"Exploring the Psychology of Wealth, 'Pernicious' Effects of Economic Inequality" is the title of a PBS Newshour report tonight on University of California study that addresses the question of whether and how the amount of wealth one has affects the kind of person one is. The supposedly surprising conclusion (although I can't imagine why anyone would be surprised) is that it does - and negatively. According to the report (which one can watch for oneself at http://www.pbs.org/newshour/bb/business/jan-june13/makingsense_06-21.html) drivers of luxury cars. for example, were more likely to ignore crosswalks. Likewise in the experiments being reported, the better off were twice as likely to help themselves twice as much to candy supposedly intended for kids, more likely to cheat in games of chance, etc.
Again, I don't know why anyone should be particularly surprised. The "generosity is for suckers/greed is good" mentality generally resonates more with those who have than with those who have not. Entitlement is indeed a perniciously powerful emotion. The study suggests what our politics and culture confirm all the time, namely that rich people tend to ascribe their advantages to themselves and their own merit and tend to ignore the social factors which contributed to their success. (Does anyone recall the ridiculous "We built it" sloganeering from last year's political campaign?)
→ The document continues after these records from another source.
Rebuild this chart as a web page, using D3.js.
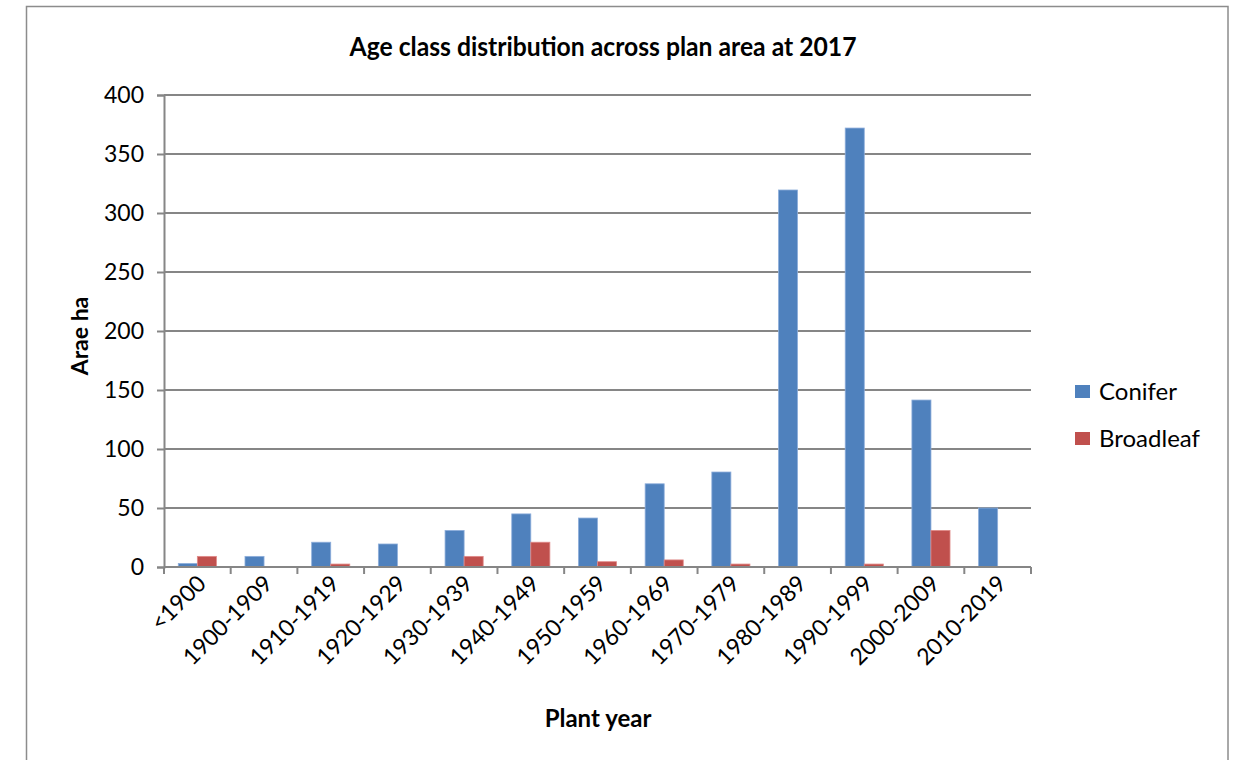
<!DOCTYPE html>
<html>
<head>
<meta charset="utf-8">
<script src="https://cdn.jsdelivr.net/npm/d3@7"></script>
<style>
  html, body { margin: 0; padding: 0; background: #fff; }
  svg { display: block; font-family: Lato, "Open Sans", sans-serif; }
</style>
</head>
<body>
<svg id="chart" width="1236" height="760"></svg>
<script>
// Plant-year classes and planted area (ha) per species group
const categories = ["<1900", "1900-1909", "1910-1919", "1920-1929", "1930-1939", "1940-1949",
  "1950-1959", "1960-1969", "1970-1979", "1980-1989", "1990-1999", "2000-2009", "2010-2019"];
const conifer   = [3, 9, 21, 19.5, 31, 45, 41.5, 70.5, 80.5, 319.5, 372, 141.5, 50];
const broadleaf = [9, 0.5, 2.5, 0.5, 9, 21, 4.5, 6, 2.5, 0, 2.5, 31, 0];
const seriesNames = ["Conifer", "Broadleaf"];
const seriesColors = ["#4F81BD", "#C0504D"];
const yTicks = [0, 50, 100, 150, 200, 250, 300, 350, 400];

const svg = d3.select("#chart");
const plot = { left: 164, right: 1031, top: 95, bottom: 567 };

// Outer chart frame
svg.append("rect")
  .attr("x", 26.5).attr("y", 6.5).attr("width", 1201.5).attr("height", 770)
  .attr("fill", "none").attr("stroke", "#8c8c8c").attr("stroke-width", 1.5);

const x = d3.scaleBand().domain(categories).range([plot.left, plot.right]);
const inner = d3.scaleBand().domain(seriesNames)
  .range([0, x.bandwidth()]).paddingInner(0).paddingOuter(0.75);
const y = d3.scaleLinear().domain([0, 400]).range([plot.bottom, plot.top]);

// Horizontal gridlines
svg.append("g").selectAll("line").data(yTicks.filter(d => d > 0)).join("line")
  .attr("x1", plot.left).attr("x2", plot.right)
  .attr("y1", d => y(d)).attr("y2", d => y(d))
  .attr("stroke", "#868686").attr("stroke-width", 2);

// Bars
const rows = categories.map((c, i) => ({ cat: c, values: [conifer[i], broadleaf[i]] }));
const groups = svg.append("g").selectAll("g").data(rows).join("g")
  .attr("transform", d => `translate(${x(d.cat)},0)`);
groups.selectAll("rect")
  .data(d => d.values.map((v, k) => ({ v, k })))
  .join("rect")
  .attr("x", d => inner(seriesNames[d.k]))
  .attr("width", inner.bandwidth())
  .attr("y", d => y(d.v))
  .attr("height", d => y(0) - y(d.v))
  .attr("fill", d => seriesColors[d.k])
  .attr("stroke", d => d.k === 0 ? "#8eaedb" : "#e08a88")
  .attr("stroke-width", 0.8);

// Y axis
const yAxis = d3.axisLeft(y).tickValues(yTicks).tickSize(7).tickPadding(13);
const gy = svg.append("g").attr("transform", `translate(${plot.left},0)`).call(yAxis);
gy.select(".domain").attr("stroke", "#868686").attr("stroke-width", 2);
gy.selectAll(".tick line").attr("stroke", "#868686").attr("stroke-width", 2);
gy.selectAll(".tick text").attr("font-size", 23).attr("fill", "#000")
  .attr("font-family", "Lato, sans-serif");

// X axis: baseline with ticks at category boundaries
const gx = svg.append("g");
gx.append("line").attr("x1", plot.left).attr("x2", plot.right)
  .attr("y1", plot.bottom).attr("y2", plot.bottom)
  .attr("stroke", "#868686").attr("stroke-width", 2);
const bounds = categories.map(c => x(c)).concat([plot.right]);
gx.selectAll("line.tk").data(bounds).join("line").attr("class", "tk")
  .attr("x1", d => d).attr("x2", d => d)
  .attr("y1", plot.bottom).attr("y2", plot.bottom + 7)
  .attr("stroke", "#868686").attr("stroke-width", 2);
gx.selectAll("text").data(categories).join("text")
  .attr("transform", d => `translate(${x(d) + x.bandwidth() / 2 + 10},${plot.bottom + 18}) rotate(-45)`)
  .attr("text-anchor", "end")
  .attr("font-size", 23).attr("fill", "#000")
  .text(d => d);

// Titles
svg.append("text").attr("x", 603).attr("y", 56).attr("text-anchor", "middle")
  .attr("font-size", 26).attr("font-weight", "bold").attr("fill", "#000")
  .attr("textLength", 507).attr("lengthAdjust", "spacingAndGlyphs")
  .text("Age class distribution across plan area at 2017");
svg.append("text").attr("x", 598).attr("y", 727).attr("text-anchor", "middle")
  .attr("font-size", 24).attr("font-weight", "bold").attr("fill", "#000")
  .text("Plant year");
svg.append("text").attr("transform", "translate(88,336) rotate(-90)")
  .attr("text-anchor", "middle")
  .attr("font-size", 23).attr("font-weight", "bold").attr("fill", "#000")
  .text("Arae ha");

// Legend
const legend = svg.append("g").selectAll("g").data(seriesNames).join("g")
  .attr("transform", (d, i) => `translate(1075,${385 + i * 47})`);
legend.append("rect").attr("width", 15).attr("height", 13)
  .attr("fill", (d, i) => seriesColors[i]);
legend.append("text").attr("x", 24).attr("y", 15)
  .attr("font-size", 24).attr("fill", "#000").text(d => d);
</script>
</body>
</html>
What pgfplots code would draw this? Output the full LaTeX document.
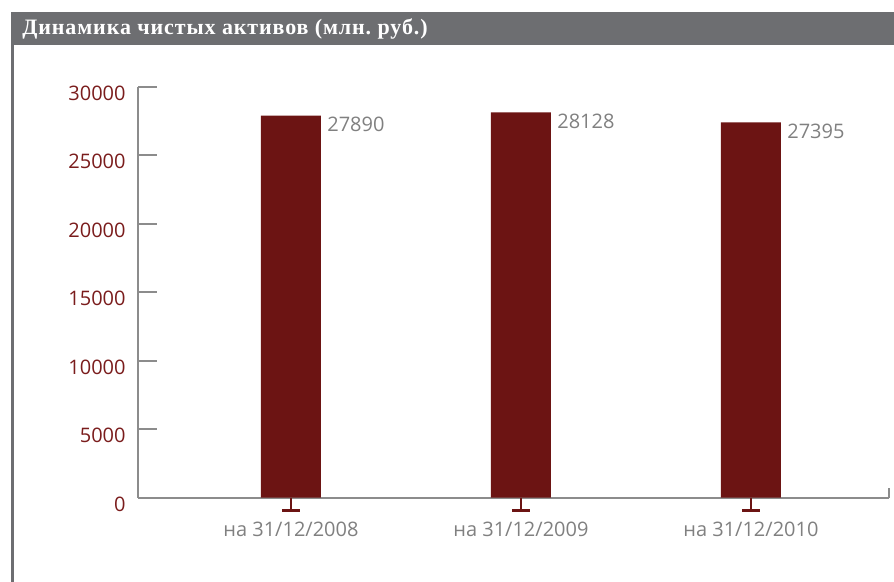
\documentclass[border=0pt]{standalone}
\usepackage{fontspec}
\setmainfont{Open Sans}
\newfontfamily\titlefont[LetterSpace=4]{Liberation Serif}
\usepackage{pgfplots}
\pgfplotsset{compat=1.18}

\definecolor{barred}{HTML}{6C1413}
\definecolor{labred}{HTML}{7A1C1C}
\definecolor{headgrey}{HTML}{6D6E71}
\definecolor{axisgrey}{HTML}{8C8C8C}
\definecolor{txtgrey}{HTML}{808080}

% inverted T under each category
\pgfdeclareplotmark{tee}{%
  \pgfsetlinewidth{1pt}%
  \pgfpathmoveto{\pgfqpoint{0pt}{0pt}}\pgfpathlineto{\pgfqpoint{0pt}{-6.2pt}}\pgfusepathqstroke
  \pgfsetlinewidth{1.5pt}%
  \pgfpathmoveto{\pgfqpoint{-4.5pt}{-6.2pt}}\pgfpathlineto{\pgfqpoint{4.5pt}{-6.2pt}}\pgfusepathqstroke}

\begin{document}
\begin{tikzpicture}
\useasboundingbox (0,0) rectangle (447pt,-291pt);
% header bar and left border
\fill[headgrey] (5.5pt,-6pt) rectangle (447pt,-22.5pt);
\draw[headgrey, line width=1.5pt] (6.25pt,-22.5pt) -- (6.25pt,-291pt);
\node[anchor=base west, inner sep=0pt, text=white, font=\titlefont\bfseries\fontsize{11}{13}\selectfont]
  at (11pt,-17.15pt) {Динамика чистых активов (млн.~руб.)};

\begin{axis}[
    at={(69pt,-248.85pt)}, anchor=south west,
    scale only axis,
    width=375.35pt, height=205.5pt,
    xmin=-0.665, xmax=2.599,
    ymin=0, ymax=30000,
    axis lines=left,
    axis line style={-, draw=axisgrey, line width=1pt},
    clip=false,
    ybar, bar width=30pt,
    xtick={0,1,2},
    xticklabels={на 31/12/2008, на 31/12/2009, на 31/12/2010},
    xtick style={draw=none},
    xticklabel style={anchor=north, inner sep=0pt, yshift=-12pt, text=txtgrey, font=\fontsize{10}{12}\selectfont},
    ytick={0,5000,10000,15000,20000,25000,30000},
    tick align=inside,
    major tick length=9.5pt,
    ytick style={draw=axisgrey, line width=1pt},
    yticklabel style={anchor=east, inner sep=0pt, xshift=-6pt, yshift=-3.3pt, text=labred, font=\fontsize{10}{12}\selectfont},
    scaled y ticks=false,
    /pgf/number format/.cd, 1000 sep={}, assume math mode=true,
]
\addplot[fill=barred, draw=none,
    nodes near coords,
    nodes near coords style={anchor=north west, inner sep=0pt, xshift=18pt, yshift=-0.7pt, text=txtgrey, font=\fontsize{10}{12}\selectfont}]
  coordinates {(0,27890) (1,28128) (2,27395)};
\addplot[only marks, mark=tee, draw=barred, forget plot]
  coordinates {(0,0) (1,0) (2,0)};
\draw[axisgrey, line width=1pt] (rel axis cs:1,0) -- (rel axis cs:1,0.024);
\end{axis}
\end{tikzpicture}
\end{document}
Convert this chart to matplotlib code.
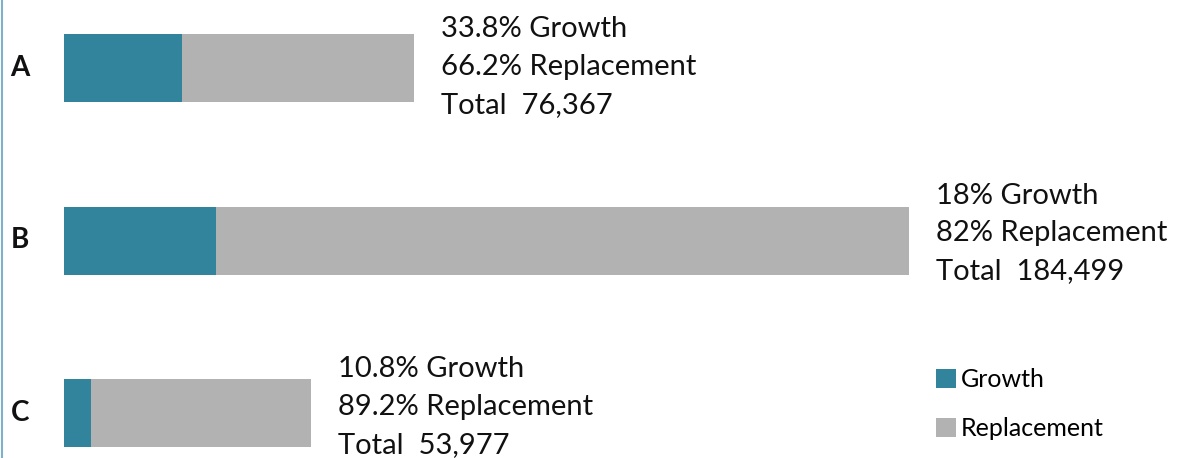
import matplotlib.pyplot as plt
from matplotlib.lines import Line2D

categories = ["A", "B", "C"]
totals = [76367, 184499, 53977]
growth_pct = [33.8, 18, 10.8]
replacement_pct = [66.2, 82, 89.2]
growth_txt = ["33.8%", "18%", "10.8%"]
replacement_txt = ["66.2%", "82%", "89.2%"]

growth = [t * g / 100 for t, g in zip(totals, growth_pct)]
replacement = [t * r / 100 for t, r in zip(totals, replacement_pct)]

teal = "#31849b"
grey = "#b2b2b2"
font = "Lato"

W, H = 1186, 458
fig = plt.figure(figsize=(W / 100, H / 100), dpi=100)
# axes spans the bar area: x=0 at pixel 64, longest bar ends at pixel 909
ax = fig.add_axes([64 / W, 0, 845 / W, 1])
ax.set_xlim(0, max(totals))
ax.set_ylim(2 + 45 / 172.5, -68 / 172.5)
ax.axis("off")

y = list(range(len(categories)))
bh = 68 / 172.5
ax.barh(y, growth, height=bh, color=teal, label="Growth")
ax.barh(y, replacement, left=growth, height=bh, color=grey, label="Replacement")

nudge = [6, 0, 1]  # small per-row vertical shift of the label block (px)
for i, cat in enumerate(categories):
    lines = [f"{growth_txt[i]} Growth",
             f"{replacement_txt[i]} Replacement",
             f"Total  {totals[i]:,}"]
    for line, dy in zip(lines, [-45, -7, 31]):
        ax.annotate(line, (totals[i], i), xytext=(27, -dy - nudge[i]),
                    textcoords="offset pixels", ha="left", va="center",
                    fontsize=21, family=font, color="#111111",
                    annotation_clip=False)
    ax.annotate(cat, (0, i), xytext=(-44, 0), textcoords="offset pixels",
                ha="center", va="center", fontsize=20, fontweight="bold",
                family=font, color="#111111", annotation_clip=False)

ax.legend(loc="upper left", bbox_to_anchor=(936 / W, 1 - 368 / H),
          bbox_transform=fig.transFigure, frameon=False,
          prop={"family": font, "size": 18}, handlelength=0.8, handleheight=0.8,
          handletextpad=0.2, labelspacing=1.05, borderpad=0, borderaxespad=0)

fig.add_artist(Line2D([1.5 / W, 1.5 / W], [0, 1], transform=fig.transFigure,
                      color="#7fb2c8", lw=1.5))

fig.savefig("out.png", dpi=100)
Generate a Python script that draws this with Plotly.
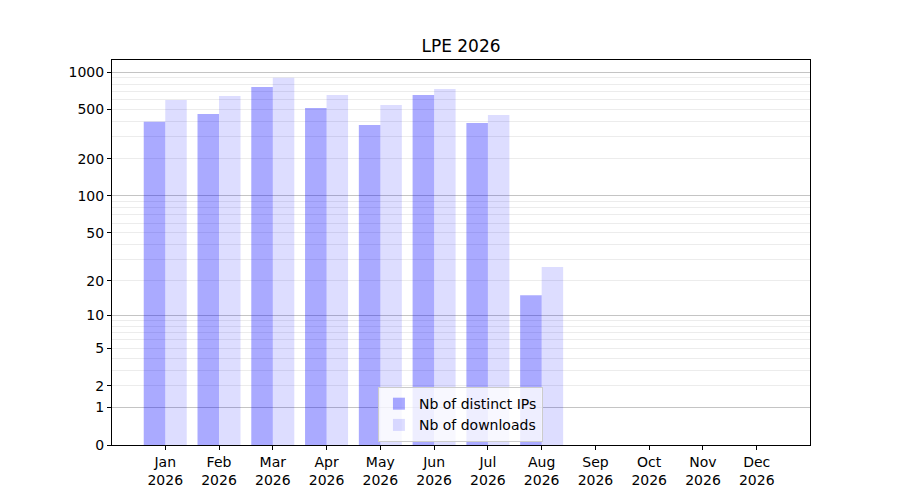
import numpy as np
import plotly.graph_objects as go

# data
months = ["Jan", "Feb", "Mar", "Apr", "May", "Jun", "Jul", "Aug", "Sep", "Oct", "Nov", "Dec"]
year = "2026"
distinct_ips = [398, 459, 757, 513, 374, 653, 388, 15, 0, 0, 0, 0]
downloads = [595, 641, 900, 653, 542, 730, 450, 26, 0, 0, 0, 0]

# y axis is a log(1 + v) scale: labels and grid lines
tick_labels = [0, 1, 2, 5, 10, 20, 50, 100, 200, 500, 1000]
major_grid = [1, 10, 100, 1000]
minor_grid = [2, 3, 4, 5, 6, 7, 8, 9,
              20, 30, 40, 50, 60, 70, 80, 90,
              200, 300, 400, 500, 600, 700, 800, 900]

x = list(range(len(months)))
shift = lambda vals: [v + 1 for v in vals]  # log(1+v) through plotly's log axis

fig = go.Figure()
fig.add_trace(go.Bar(
    x=x, y=shift(distinct_ips), customdata=distinct_ips,
    name="Nb of distinct IPs",
    offset=-0.4, width=0.4,
    marker=dict(color="rgba(0,0,255,0.333)", line=dict(width=0)),
    hovertemplate="%{customdata}<extra></extra>",
))
fig.add_trace(go.Bar(
    x=x, y=shift(downloads), customdata=downloads,
    name="Nb of downloads",
    offset=0.0, width=0.4,
    marker=dict(color="rgba(0,0,255,0.133)", line=dict(width=0)),
    hovertemplate="%{customdata}<extra></extra>",
))

yrange = [0, 3.097]
font = dict(family="DejaVu Sans", size=14, color="black")

# the page puts the figure 8px in from the top-left corner
fig.update_layout(
    width=900, height=500,
    margin=dict(l=104, r=98, t=52, b=63),
    paper_bgcolor="white", plot_bgcolor="rgba(0,0,0,0)",
    barmode="overlay",
    font=font,
    title=dict(text="LPE 2026", x=453 / 900, xanchor="center",
               y=1 - 38 / 500, yanchor="middle",
               font=dict(family="DejaVu Sans", size=17, color="black")),
    showlegend=True,
    legend=dict(x=0.381, y=0.079, xanchor="left", yanchor="middle",
                bgcolor="rgba(255,255,255,0.8)", bordercolor="#cccccc", borderwidth=1,
                font=font, traceorder="normal", itemwidth=30),
    xaxis=dict(
        range=[-0.99, 11.99],
        tickmode="array", tickvals=x,
        ticktext=[f"{m}<br>{year}" for m in months],
        showgrid=False, zeroline=False,
        showline=True, linecolor="black", linewidth=1, mirror=True,
        ticks="outside", ticklen=4, tickcolor="black",
        tickfont=font,
    ),
    yaxis=dict(
        type="log", range=yrange,
        tickmode="array", tickvals=shift(tick_labels),
        ticktext=[str(t) for t in tick_labels],
        showgrid=False, zeroline=False,
        showline=True, linecolor="black", linewidth=1, mirror=True,
        ticks="outside", ticklen=4, tickcolor="black",
        tickfont=font,
        minor=dict(tickmode="array", tickvals=shift(minor_grid),
                   showgrid=True, gridcolor="#ececec", gridwidth=1, ticks=""),
    ),
    yaxis2=dict(
        type="log", range=yrange, overlaying="y",
        tickmode="array", tickvals=shift(major_grid),
        showticklabels=False, ticks="",
        showgrid=True, gridcolor="#c4c4c4", gridwidth=1,
        zeroline=False, showline=False,
    ),
)

# invisible trace so the grid-only axis is drawn
fig.add_trace(go.Scatter(x=[None], y=[None], yaxis="y2", showlegend=False, hoverinfo="skip"))

fig.write_html("out.html")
All of which reminds me of my favorite Adam Smith quote: “This
disposition to admire, and almost to worship, the rich and the powerful, and to
despise, or, at least, to neglect persons of poor and mean condition ... is, at the same time, the great and most universal cause of the
corruption of our moral sentiments. That wealth and greatness are often
regarded with the respect and admiration which are due only to wisdom and
virtue; and that the contempt, of which vice and folly are the only proper
objects, is often most unjustly bestowed upon poverty and weakness, has been
the complaint of moralists in all ages” (The Theory of Moral Sentiments, 1759, Part I, Chapter iii).